Short task:
Return every line of the material exactly.

[BEGIN]

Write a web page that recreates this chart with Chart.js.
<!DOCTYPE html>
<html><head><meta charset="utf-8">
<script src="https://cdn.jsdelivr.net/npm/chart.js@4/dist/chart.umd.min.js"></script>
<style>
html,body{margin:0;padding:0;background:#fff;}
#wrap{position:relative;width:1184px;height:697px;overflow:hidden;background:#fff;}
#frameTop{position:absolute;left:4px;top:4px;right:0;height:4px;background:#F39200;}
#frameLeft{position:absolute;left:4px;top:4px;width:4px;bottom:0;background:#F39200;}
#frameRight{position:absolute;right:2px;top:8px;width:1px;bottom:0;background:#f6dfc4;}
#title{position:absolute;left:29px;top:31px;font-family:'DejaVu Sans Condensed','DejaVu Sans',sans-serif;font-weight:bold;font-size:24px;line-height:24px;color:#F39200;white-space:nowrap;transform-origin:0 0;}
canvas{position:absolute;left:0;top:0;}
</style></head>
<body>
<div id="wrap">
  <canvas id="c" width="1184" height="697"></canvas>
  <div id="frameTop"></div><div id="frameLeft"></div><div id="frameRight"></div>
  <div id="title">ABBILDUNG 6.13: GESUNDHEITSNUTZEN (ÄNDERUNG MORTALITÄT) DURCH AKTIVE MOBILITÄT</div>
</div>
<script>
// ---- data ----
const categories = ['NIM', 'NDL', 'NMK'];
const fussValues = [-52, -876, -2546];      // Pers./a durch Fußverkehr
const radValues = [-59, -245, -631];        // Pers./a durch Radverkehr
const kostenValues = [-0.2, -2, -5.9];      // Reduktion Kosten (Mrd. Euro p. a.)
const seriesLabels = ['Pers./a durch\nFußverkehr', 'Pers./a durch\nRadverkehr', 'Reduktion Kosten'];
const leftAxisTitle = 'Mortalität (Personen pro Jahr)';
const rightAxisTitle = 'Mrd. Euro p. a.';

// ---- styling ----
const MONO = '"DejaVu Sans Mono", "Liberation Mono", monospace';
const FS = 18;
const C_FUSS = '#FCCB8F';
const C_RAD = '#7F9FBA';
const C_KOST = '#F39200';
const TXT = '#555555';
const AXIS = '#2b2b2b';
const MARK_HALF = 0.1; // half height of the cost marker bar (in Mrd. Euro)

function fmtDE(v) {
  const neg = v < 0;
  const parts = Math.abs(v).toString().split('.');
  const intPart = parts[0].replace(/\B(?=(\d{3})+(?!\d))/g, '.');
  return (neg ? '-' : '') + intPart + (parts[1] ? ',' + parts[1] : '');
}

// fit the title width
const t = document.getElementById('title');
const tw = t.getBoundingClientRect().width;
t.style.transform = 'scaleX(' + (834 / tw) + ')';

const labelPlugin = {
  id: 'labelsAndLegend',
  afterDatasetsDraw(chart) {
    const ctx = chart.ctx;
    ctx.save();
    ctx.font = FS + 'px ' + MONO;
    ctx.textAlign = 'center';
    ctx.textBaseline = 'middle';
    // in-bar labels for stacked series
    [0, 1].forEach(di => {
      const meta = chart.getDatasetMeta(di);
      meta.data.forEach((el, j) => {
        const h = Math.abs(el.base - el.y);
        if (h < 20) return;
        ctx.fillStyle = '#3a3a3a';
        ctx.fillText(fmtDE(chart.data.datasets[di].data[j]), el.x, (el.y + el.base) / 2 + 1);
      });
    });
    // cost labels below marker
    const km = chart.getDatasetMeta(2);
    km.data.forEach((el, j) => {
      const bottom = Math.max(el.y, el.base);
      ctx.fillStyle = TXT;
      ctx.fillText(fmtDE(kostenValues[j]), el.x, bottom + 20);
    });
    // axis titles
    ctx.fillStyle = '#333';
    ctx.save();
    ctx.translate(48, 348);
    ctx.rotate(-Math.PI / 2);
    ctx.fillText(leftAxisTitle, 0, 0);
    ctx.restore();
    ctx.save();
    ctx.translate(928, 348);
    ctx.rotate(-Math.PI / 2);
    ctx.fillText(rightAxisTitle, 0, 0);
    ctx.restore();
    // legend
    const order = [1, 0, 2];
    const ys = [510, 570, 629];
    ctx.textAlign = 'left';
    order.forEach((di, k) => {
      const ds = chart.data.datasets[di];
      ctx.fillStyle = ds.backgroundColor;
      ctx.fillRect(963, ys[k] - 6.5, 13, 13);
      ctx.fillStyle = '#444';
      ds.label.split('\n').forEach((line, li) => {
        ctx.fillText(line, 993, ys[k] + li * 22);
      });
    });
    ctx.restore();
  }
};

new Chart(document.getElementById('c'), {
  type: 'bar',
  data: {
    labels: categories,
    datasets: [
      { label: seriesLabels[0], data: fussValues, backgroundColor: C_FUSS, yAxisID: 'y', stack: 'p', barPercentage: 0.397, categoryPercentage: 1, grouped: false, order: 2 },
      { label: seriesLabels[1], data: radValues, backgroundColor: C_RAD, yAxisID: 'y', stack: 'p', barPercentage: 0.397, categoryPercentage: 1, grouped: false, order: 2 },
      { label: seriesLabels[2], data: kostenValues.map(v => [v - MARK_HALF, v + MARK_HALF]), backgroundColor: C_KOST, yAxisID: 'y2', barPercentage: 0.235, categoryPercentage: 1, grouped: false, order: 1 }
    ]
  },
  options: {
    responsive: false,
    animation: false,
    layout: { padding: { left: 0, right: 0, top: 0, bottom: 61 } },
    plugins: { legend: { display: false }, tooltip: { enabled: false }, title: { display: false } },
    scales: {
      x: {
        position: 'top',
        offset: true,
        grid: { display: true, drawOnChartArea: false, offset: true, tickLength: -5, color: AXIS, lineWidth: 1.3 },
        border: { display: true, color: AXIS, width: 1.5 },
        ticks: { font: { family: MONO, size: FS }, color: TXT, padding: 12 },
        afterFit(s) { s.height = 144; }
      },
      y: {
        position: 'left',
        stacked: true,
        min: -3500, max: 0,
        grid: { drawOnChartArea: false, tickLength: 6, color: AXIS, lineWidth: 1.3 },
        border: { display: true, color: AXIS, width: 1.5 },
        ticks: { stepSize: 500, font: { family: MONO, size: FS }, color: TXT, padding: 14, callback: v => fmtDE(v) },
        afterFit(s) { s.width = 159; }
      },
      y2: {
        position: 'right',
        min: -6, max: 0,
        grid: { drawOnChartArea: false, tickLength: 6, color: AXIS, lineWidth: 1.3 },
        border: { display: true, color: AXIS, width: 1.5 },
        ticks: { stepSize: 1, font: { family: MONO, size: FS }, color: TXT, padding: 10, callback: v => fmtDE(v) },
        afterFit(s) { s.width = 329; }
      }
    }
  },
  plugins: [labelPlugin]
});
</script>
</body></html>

[END]

Full response:
Write a web page that recreates this chart with Chart.js.
<!DOCTYPE html>
<html><head><meta charset="utf-8">
<script src="https://cdn.jsdelivr.net/npm/chart.js@4/dist/chart.umd.min.js"></script>
<style>
html,body{margin:0;padding:0;background:#fff;}
#wrap{position:relative;width:1184px;height:697px;overflow:hidden;background:#fff;}
#frameTop{position:absolute;left:4px;top:4px;right:0;height:4px;background:#F39200;}
#frameLeft{position:absolute;left:4px;top:4px;width:4px;bottom:0;background:#F39200;}
#frameRight{position:absolute;right:2px;top:8px;width:1px;bottom:0;background:#f6dfc4;}
#title{position:absolute;left:29px;top:31px;font-family:'DejaVu Sans Condensed','DejaVu Sans',sans-serif;font-weight:bold;font-size:24px;line-height:24px;color:#F39200;white-space:nowrap;transform-origin:0 0;}
canvas{position:absolute;left:0;top:0;}
</style></head>
<body>
<div id="wrap">
  <canvas id="c" width="1184" height="697"></canvas>
  <div id="frameTop"></div><div id="frameLeft"></div><div id="frameRight"></div>
  <div id="title">ABBILDUNG 6.13: GESUNDHEITSNUTZEN (ÄNDERUNG MORTALITÄT) DURCH AKTIVE MOBILITÄT</div>
</div>
<script>
// ---- data ----
const categories = ['NIM', 'NDL', 'NMK'];
const fussValues = [-52, -876, -2546];      // Pers./a durch Fußverkehr
const radValues = [-59, -245, -631];        // Pers./a durch Radverkehr
const kostenValues = [-0.2, -2, -5.9];      // Reduktion Kosten (Mrd. Euro p. a.)
const seriesLabels = ['Pers./a durch\nFußverkehr', 'Pers./a durch\nRadverkehr', 'Reduktion Kosten'];
const leftAxisTitle = 'Mortalität (Personen pro Jahr)';
const rightAxisTitle = 'Mrd. Euro p. a.';

// ---- styling ----
const MONO = '"DejaVu Sans Mono", "Liberation Mono", monospace';
const FS = 18;
const C_FUSS = '#FCCB8F';
const C_RAD = '#7F9FBA';
const C_KOST = '#F39200';
const TXT = '#555555';
const AXIS = '#2b2b2b';
const MARK_HALF = 0.1; // half height of the cost marker bar (in Mrd. Euro)

function fmtDE(v) {
  const neg = v < 0;
  const parts = Math.abs(v).toString().split('.');
  const intPart = parts[0].replace(/\B(?=(\d{3})+(?!\d))/g, '.');
  return (neg ? '-' : '') + intPart + (parts[1] ? ',' + parts[1] : '');
}

// fit the title width
const t = document.getElementById('title');
const tw = t.getBoundingClientRect().width;
t.style.transform = 'scaleX(' + (834 / tw) + ')';

const labelPlugin = {
  id: 'labelsAndLegend',
  afterDatasetsDraw(chart) {
    const ctx = chart.ctx;
    ctx.save();
    ctx.font = FS + 'px ' + MONO;
    ctx.textAlign = 'center';
    ctx.textBaseline = 'middle';
    // in-bar labels for stacked series
    [0, 1].forEach(di => {
      const meta = chart.getDatasetMeta(di);
      meta.data.forEach((el, j) => {
        const h = Math.abs(el.base - el.y);
        if (h < 20) return;
        ctx.fillStyle = '#3a3a3a';
        ctx.fillText(fmtDE(chart.data.datasets[di].data[j]), el.x, (el.y + el.base) / 2 + 1);
      });
    });
    // cost labels below marker
    const km = chart.getDatasetMeta(2);
    km.data.forEach((el, j) => {
      const bottom = Math.max(el.y, el.base);
      ctx.fillStyle = TXT;
      ctx.fillText(fmtDE(kostenValues[j]), el.x, bottom + 20);
    });
    // axis titles
    ctx.fillStyle = '#333';
    ctx.save();
    ctx.translate(48, 348);
    ctx.rotate(-Math.PI / 2);
    ctx.fillText(leftAxisTitle, 0, 0);
    ctx.restore();
    ctx.save();
    ctx.translate(928, 348);
    ctx.rotate(-Math.PI / 2);
    ctx.fillText(rightAxisTitle, 0, 0);
    ctx.restore();
    // legend
    const order = [1, 0, 2];
    const ys = [510, 570, 629];
    ctx.textAlign = 'left';
    order.forEach((di, k) => {
      const ds = chart.data.datasets[di];
      ctx.fillStyle = ds.backgroundColor;
      ctx.fillRect(963, ys[k] - 6.5, 13, 13);
      ctx.fillStyle = '#444';
      ds.label.split('\n').forEach((line, li) => {
        ctx.fillText(line, 993, ys[k] + li * 22);
      });
    });
    ctx.restore();
  }
};

new Chart(document.getElementById('c'), {
  type: 'bar',
  data: {
    labels: categories,
    datasets: [
      { label: seriesLabels[0], data: fussValues, backgroundColor: C_FUSS, yAxisID: 'y', stack: 'p', barPercentage: 0.397, categoryPercentage: 1, grouped: false, order: 2 },
      { label: seriesLabels[1], data: radValues, backgroundColor: C_RAD, yAxisID: 'y', stack: 'p', barPercentage: 0.397, categoryPercentage: 1, grouped: false, order: 2 },
      { label: seriesLabels[2], data: kostenValues.map(v => [v - MARK_HALF, v + MARK_HALF]), backgroundColor: C_KOST, yAxisID: 'y2', barPercentage: 0.235, categoryPercentage: 1, grouped: false, order: 1 }
    ]
  },
  options: {
    responsive: false,
    animation: false,
    layout: { padding: { left: 0, right: 0, top: 0, bottom: 61 } },
    plugins: { legend: { display: false }, tooltip: { enabled: false }, title: { display: false } },
    scales: {
      x: {
        position: 'top',
        offset: true,
        grid: { display: true, drawOnChartArea: false, offset: true, tickLength: -5, color: AXIS, lineWidth: 1.3 },
        border: { display: true, color: AXIS, width: 1.5 },
        ticks: { font: { family: MONO, size: FS }, color: TXT, padding: 12 },
        afterFit(s) { s.height = 144; }
      },
      y: {
        position: 'left',
        stacked: true,
        min: -3500, max: 0,
        grid: { drawOnChartArea: false, tickLength: 6, color: AXIS, lineWidth: 1.3 },
        border: { display: true, color: AXIS, width: 1.5 },
        ticks: { stepSize: 500, font: { family: MONO, size: FS }, color: TXT, padding: 14, callback: v => fmtDE(v) },
        afterFit(s) { s.width = 159; }
      },
      y2: {
        position: 'right',
        min: -6, max: 0,
        grid: { drawOnChartArea: false, tickLength: 6, color: AXIS, lineWidth: 1.3 },
        border: { display: true, color: AXIS, width: 1.5 },
        ticks: { stepSize: 1, font: { family: MONO, size: FS }, color: TXT, padding: 10, callback: v => fmtDE(v) },
        afterFit(s) { s.width = 329; }
      }
    }
  },
  plugins: [labelPlugin]
});
</script>
</body></html>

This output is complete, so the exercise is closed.